▸ **YOUR GOAL**: Write out, word for word, every line from the first one through the line that holds "(0,0) rectangle (3264,1982);", and nothing else; skip the pictures.

▸ **AVAILABLE DATA**:

BEGIN

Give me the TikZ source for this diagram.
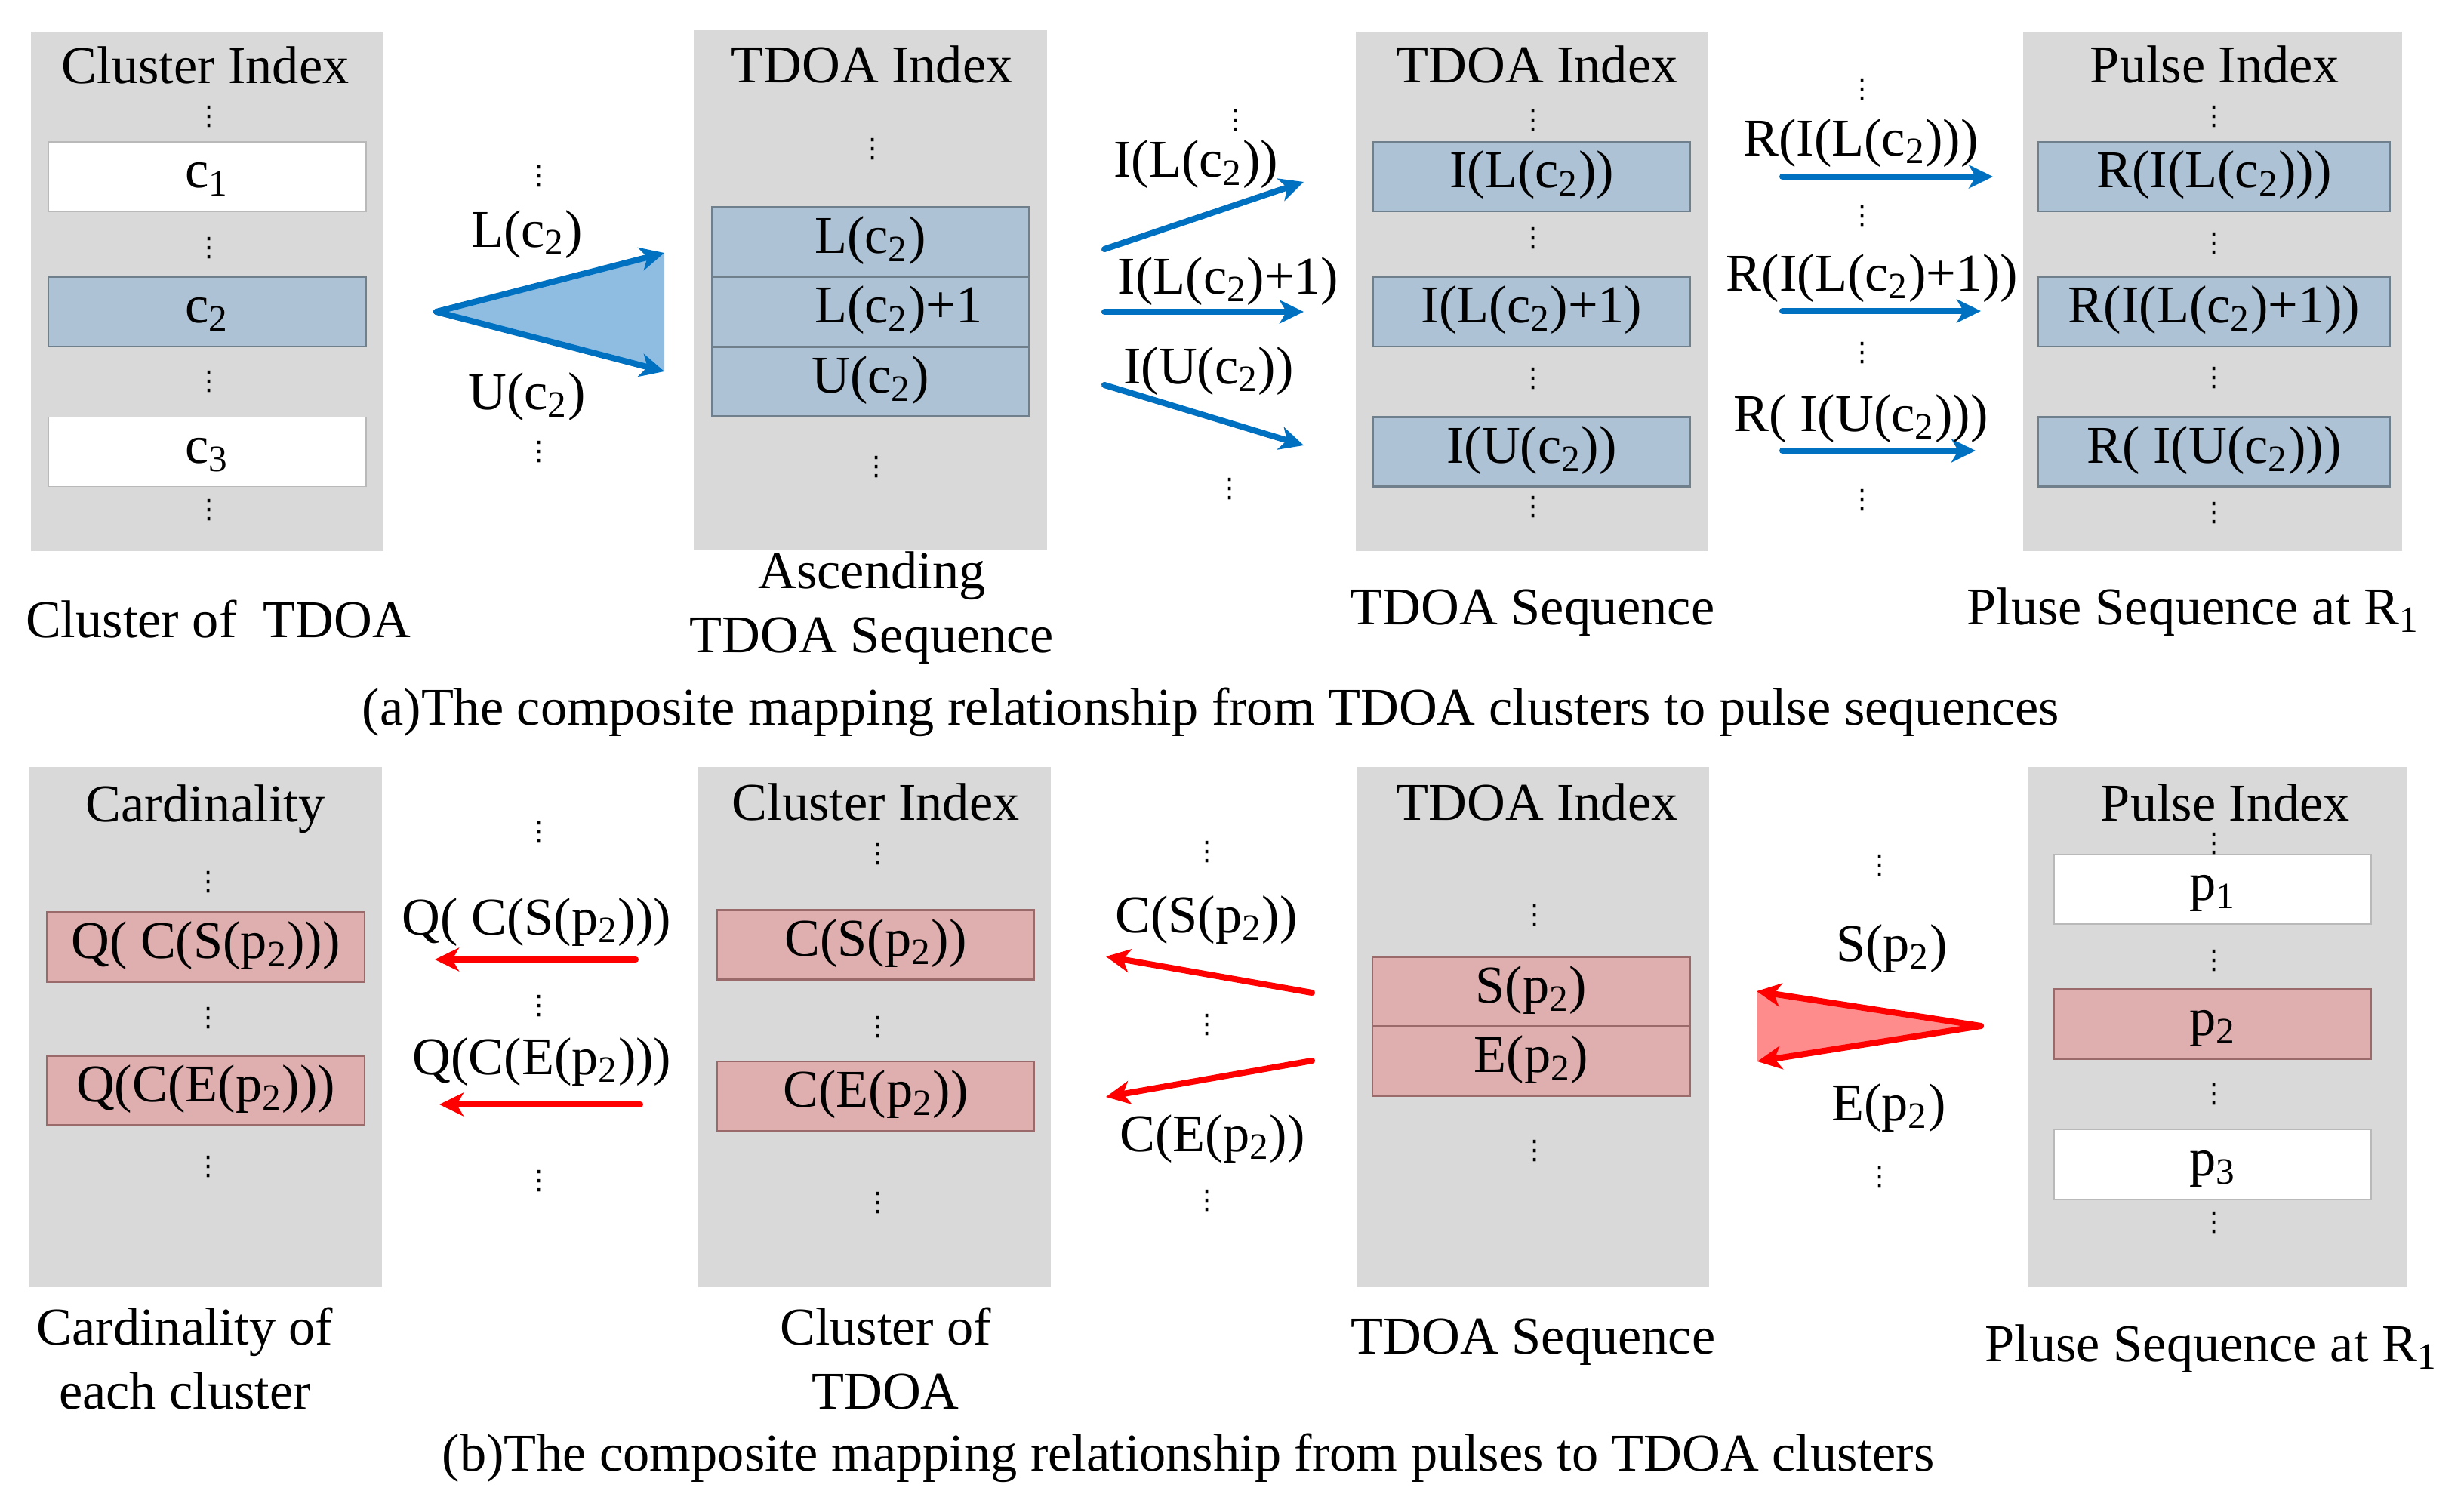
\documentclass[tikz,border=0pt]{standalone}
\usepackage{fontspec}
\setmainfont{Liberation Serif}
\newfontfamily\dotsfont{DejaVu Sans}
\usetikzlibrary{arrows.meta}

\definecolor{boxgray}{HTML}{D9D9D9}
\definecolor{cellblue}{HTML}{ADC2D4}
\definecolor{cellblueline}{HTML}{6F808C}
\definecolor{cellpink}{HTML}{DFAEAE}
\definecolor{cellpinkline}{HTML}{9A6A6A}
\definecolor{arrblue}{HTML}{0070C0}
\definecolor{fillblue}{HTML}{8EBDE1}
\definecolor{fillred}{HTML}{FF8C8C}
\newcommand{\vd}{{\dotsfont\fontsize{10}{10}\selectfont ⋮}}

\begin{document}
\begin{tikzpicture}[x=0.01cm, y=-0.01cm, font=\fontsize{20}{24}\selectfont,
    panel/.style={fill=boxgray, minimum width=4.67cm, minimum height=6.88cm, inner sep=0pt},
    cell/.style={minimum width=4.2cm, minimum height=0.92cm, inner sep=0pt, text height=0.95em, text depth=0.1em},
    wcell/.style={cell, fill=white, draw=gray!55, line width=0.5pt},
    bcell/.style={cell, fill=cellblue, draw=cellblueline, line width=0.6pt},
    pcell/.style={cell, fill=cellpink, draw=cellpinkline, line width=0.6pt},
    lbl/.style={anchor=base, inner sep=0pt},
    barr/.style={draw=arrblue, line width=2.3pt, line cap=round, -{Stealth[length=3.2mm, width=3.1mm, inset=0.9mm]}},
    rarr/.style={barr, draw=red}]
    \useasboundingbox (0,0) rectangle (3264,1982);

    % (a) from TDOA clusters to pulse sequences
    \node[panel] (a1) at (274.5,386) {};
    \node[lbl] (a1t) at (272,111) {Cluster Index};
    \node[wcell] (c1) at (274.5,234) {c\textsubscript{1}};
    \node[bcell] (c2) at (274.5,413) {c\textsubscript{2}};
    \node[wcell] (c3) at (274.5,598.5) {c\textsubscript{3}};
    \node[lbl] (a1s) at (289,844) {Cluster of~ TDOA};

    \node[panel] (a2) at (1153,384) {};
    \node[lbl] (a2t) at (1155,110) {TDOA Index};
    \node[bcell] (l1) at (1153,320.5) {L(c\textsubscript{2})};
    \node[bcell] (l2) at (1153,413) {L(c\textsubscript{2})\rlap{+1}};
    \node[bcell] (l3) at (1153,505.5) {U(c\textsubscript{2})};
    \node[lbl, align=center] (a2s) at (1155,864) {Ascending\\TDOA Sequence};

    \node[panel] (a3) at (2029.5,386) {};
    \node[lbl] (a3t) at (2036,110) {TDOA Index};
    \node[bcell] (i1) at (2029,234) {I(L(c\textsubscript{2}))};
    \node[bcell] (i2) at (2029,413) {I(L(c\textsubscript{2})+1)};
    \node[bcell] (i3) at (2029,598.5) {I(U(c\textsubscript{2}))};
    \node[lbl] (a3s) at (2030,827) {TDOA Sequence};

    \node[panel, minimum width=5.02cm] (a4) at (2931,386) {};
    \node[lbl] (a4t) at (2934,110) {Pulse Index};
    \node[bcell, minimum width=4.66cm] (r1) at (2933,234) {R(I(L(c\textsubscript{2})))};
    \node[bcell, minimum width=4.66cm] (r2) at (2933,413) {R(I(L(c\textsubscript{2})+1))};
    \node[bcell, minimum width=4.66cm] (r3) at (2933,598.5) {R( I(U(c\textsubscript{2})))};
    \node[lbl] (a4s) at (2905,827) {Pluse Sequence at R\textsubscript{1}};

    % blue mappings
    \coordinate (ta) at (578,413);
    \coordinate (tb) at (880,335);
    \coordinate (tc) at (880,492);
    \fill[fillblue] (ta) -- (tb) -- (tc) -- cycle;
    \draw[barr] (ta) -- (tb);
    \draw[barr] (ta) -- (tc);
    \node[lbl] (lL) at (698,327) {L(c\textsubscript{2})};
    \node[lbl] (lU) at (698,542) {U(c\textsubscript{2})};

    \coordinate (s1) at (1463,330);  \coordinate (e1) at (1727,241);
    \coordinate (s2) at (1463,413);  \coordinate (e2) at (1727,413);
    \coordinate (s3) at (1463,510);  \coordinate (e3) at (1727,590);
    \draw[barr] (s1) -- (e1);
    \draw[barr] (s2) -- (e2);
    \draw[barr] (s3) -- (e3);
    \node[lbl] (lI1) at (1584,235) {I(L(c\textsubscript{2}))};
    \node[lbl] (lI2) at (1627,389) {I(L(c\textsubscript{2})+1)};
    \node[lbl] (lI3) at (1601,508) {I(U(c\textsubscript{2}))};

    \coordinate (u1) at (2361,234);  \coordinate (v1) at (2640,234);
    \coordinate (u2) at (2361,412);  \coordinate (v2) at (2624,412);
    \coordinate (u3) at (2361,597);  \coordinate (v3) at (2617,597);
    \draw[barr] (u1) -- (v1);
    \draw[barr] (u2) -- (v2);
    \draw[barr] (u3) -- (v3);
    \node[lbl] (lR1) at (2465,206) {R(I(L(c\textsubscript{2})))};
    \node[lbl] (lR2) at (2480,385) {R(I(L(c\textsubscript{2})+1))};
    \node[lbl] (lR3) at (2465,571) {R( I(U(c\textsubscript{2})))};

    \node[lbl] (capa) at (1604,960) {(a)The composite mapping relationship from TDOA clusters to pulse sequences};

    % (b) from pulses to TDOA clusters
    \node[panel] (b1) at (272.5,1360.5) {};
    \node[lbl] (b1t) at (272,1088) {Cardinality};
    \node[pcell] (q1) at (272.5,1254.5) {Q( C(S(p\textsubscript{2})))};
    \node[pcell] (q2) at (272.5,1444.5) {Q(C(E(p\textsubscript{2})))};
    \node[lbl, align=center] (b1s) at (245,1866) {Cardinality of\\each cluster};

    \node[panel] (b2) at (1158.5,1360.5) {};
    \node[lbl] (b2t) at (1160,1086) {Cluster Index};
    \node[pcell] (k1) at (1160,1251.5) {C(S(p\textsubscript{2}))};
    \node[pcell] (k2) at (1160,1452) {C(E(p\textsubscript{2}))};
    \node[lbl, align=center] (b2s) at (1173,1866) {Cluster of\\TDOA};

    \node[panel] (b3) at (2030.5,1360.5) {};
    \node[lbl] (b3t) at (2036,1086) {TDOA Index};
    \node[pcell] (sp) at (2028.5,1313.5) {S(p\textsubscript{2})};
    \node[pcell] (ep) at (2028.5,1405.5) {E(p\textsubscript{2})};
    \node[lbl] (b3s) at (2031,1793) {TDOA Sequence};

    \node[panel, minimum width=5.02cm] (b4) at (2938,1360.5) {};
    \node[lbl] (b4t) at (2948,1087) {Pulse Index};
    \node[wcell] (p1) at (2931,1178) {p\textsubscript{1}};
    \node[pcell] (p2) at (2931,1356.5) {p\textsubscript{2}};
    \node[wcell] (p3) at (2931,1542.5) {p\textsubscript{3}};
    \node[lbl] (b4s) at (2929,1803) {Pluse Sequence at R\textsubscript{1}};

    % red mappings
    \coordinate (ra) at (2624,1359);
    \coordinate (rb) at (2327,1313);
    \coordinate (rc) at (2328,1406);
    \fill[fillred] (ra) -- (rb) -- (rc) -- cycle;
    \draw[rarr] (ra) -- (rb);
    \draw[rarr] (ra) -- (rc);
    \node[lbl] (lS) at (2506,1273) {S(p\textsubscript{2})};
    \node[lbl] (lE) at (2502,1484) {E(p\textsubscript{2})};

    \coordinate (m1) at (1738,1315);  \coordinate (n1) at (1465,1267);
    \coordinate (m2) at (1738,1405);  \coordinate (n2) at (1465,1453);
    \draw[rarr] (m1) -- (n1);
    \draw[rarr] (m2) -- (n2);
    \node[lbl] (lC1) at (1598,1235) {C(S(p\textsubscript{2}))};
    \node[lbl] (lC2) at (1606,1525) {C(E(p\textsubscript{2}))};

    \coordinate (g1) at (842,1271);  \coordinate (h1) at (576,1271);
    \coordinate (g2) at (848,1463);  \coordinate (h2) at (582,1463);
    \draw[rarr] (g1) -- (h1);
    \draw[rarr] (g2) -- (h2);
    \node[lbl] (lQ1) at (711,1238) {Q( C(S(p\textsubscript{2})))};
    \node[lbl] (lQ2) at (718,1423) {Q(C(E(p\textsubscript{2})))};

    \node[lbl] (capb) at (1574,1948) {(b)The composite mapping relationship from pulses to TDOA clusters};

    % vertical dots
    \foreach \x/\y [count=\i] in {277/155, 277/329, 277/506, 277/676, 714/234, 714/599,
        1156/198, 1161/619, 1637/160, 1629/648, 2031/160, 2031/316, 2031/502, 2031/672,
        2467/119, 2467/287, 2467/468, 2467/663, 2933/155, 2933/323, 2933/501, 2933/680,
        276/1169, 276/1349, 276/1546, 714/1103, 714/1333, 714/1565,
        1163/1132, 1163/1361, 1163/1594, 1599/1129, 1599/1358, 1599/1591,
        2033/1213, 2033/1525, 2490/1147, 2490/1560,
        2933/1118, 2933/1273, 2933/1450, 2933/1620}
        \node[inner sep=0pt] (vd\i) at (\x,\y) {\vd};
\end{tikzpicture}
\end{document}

END

▸ **WORKED ANSWER**:
Give me the TikZ source for this diagram.
\documentclass[tikz,border=0pt]{standalone}
\usepackage{fontspec}
\setmainfont{Liberation Serif}
\newfontfamily\dotsfont{DejaVu Sans}
\usetikzlibrary{arrows.meta}

\definecolor{boxgray}{HTML}{D9D9D9}
\definecolor{cellblue}{HTML}{ADC2D4}
\definecolor{cellblueline}{HTML}{6F808C}
\definecolor{cellpink}{HTML}{DFAEAE}
\definecolor{cellpinkline}{HTML}{9A6A6A}
\definecolor{arrblue}{HTML}{0070C0}
\definecolor{fillblue}{HTML}{8EBDE1}
\definecolor{fillred}{HTML}{FF8C8C}
\newcommand{\vd}{{\dotsfont\fontsize{10}{10}\selectfont ⋮}}

\begin{document}
\begin{tikzpicture}[x=0.01cm, y=-0.01cm, font=\fontsize{20}{24}\selectfont,
    panel/.style={fill=boxgray, minimum width=4.67cm, minimum height=6.88cm, inner sep=0pt},
    cell/.style={minimum width=4.2cm, minimum height=0.92cm, inner sep=0pt, text height=0.95em, text depth=0.1em},
    wcell/.style={cell, fill=white, draw=gray!55, line width=0.5pt},
    bcell/.style={cell, fill=cellblue, draw=cellblueline, line width=0.6pt},
    pcell/.style={cell, fill=cellpink, draw=cellpinkline, line width=0.6pt},
    lbl/.style={anchor=base, inner sep=0pt},
    barr/.style={draw=arrblue, line width=2.3pt, line cap=round, -{Stealth[length=3.2mm, width=3.1mm, inset=0.9mm]}},
    rarr/.style={barr, draw=red}]
    \useasboundingbox (0,0) rectangle (3264,1982);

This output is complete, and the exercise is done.